Work in the fisheries was not limited to men. Women and children were very involved in the processing of the fish catch. Here is a posed photograph with people clearly aware of the camera. Generally women and children were found in fish processing plants like canneries rather than cleaning and splitting on the beach.

Chart of the East Coast of North America

Though the title of the chart is "A New Generall Chart for the West Indies," it shows the East Coast of North America as far as Newfoundland and the Grand Banks. The West Indies were by far the most important economic asset of the British during the colonial era. This is part of The English Pilot, Fourth Book, published in 1767.

Chart of Rockland Harbor

Detail of the Penobscot Bay Maine nautical chart, 1/40,000 scale. Note how the chart not only shows depths and navigational features, but it shows much information on land, including buildings, topography, locations of stone walls, and even where there are and aren't trees. By 1876, the Rockland breakwater was protecting the great number of vessels coming and going in pursuit of the lime trade.

Chart of Casco Bay, Maine

Very little of the Maine coast was charted well before the late 1700s.
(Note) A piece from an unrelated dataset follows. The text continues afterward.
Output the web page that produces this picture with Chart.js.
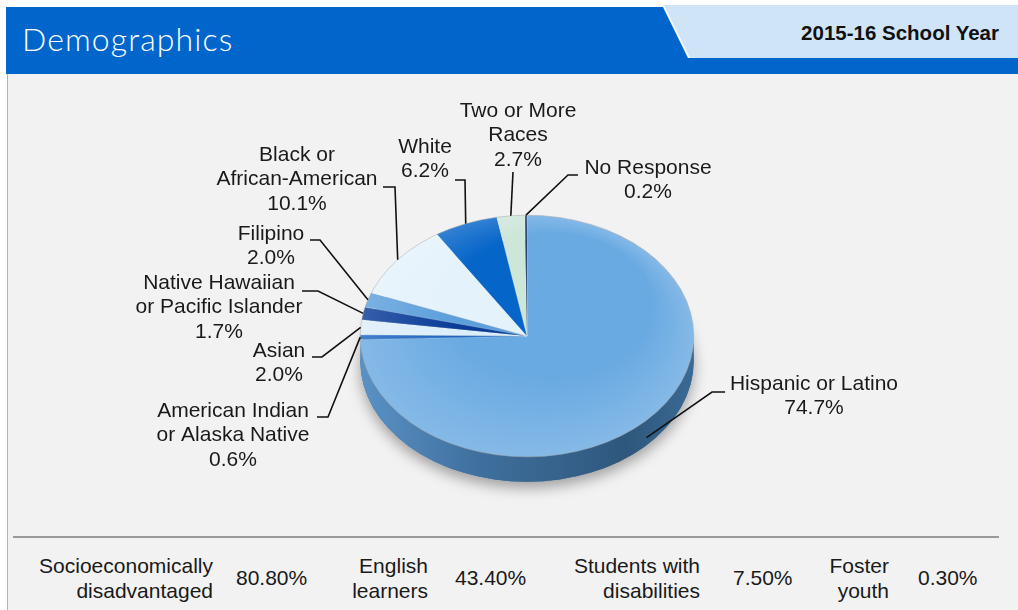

This chart shows the only part of the coast that did get charted in detail. Casco Bay was important for British shipping, because Falmouth, the predecessor to Portland, was an important center of the mast trade. This is from a later edition of The English Pilot, Fourth Book, published in 1767.

Chart Detail of Pisco Bay, Peru, Showing Chincha Islands

This is a detail of a nautical chart of the west coast of South America, "Peru: Independencia Bay to Begueta Bay." Though published in 1864, the original date of publication was 1836, and it was surveyed by Capt. Robert Fitz Roy, who was captain of the Royal Navy ship Beagle on which Charles Darwin sailed. The detail shows where the Chincha Islands are, off the coast of Peru and outside of Pisco Bay. They are about 120 miles south-southeast of Lima. The Chincha Islands had tremendous deposits of seabird guano, which was mined for fertilizer.

Chart detail of Chincha Islands, Peru

This is a detail of a nautical chart of the west coast of South America, "Peru: Independencia Bay to Begueta Bay." Though published in 1864, the inset is dated 1858, when the guano trade was growing very fast. The guano "shoots" shown on the North Island are chutes down which guano could be poured.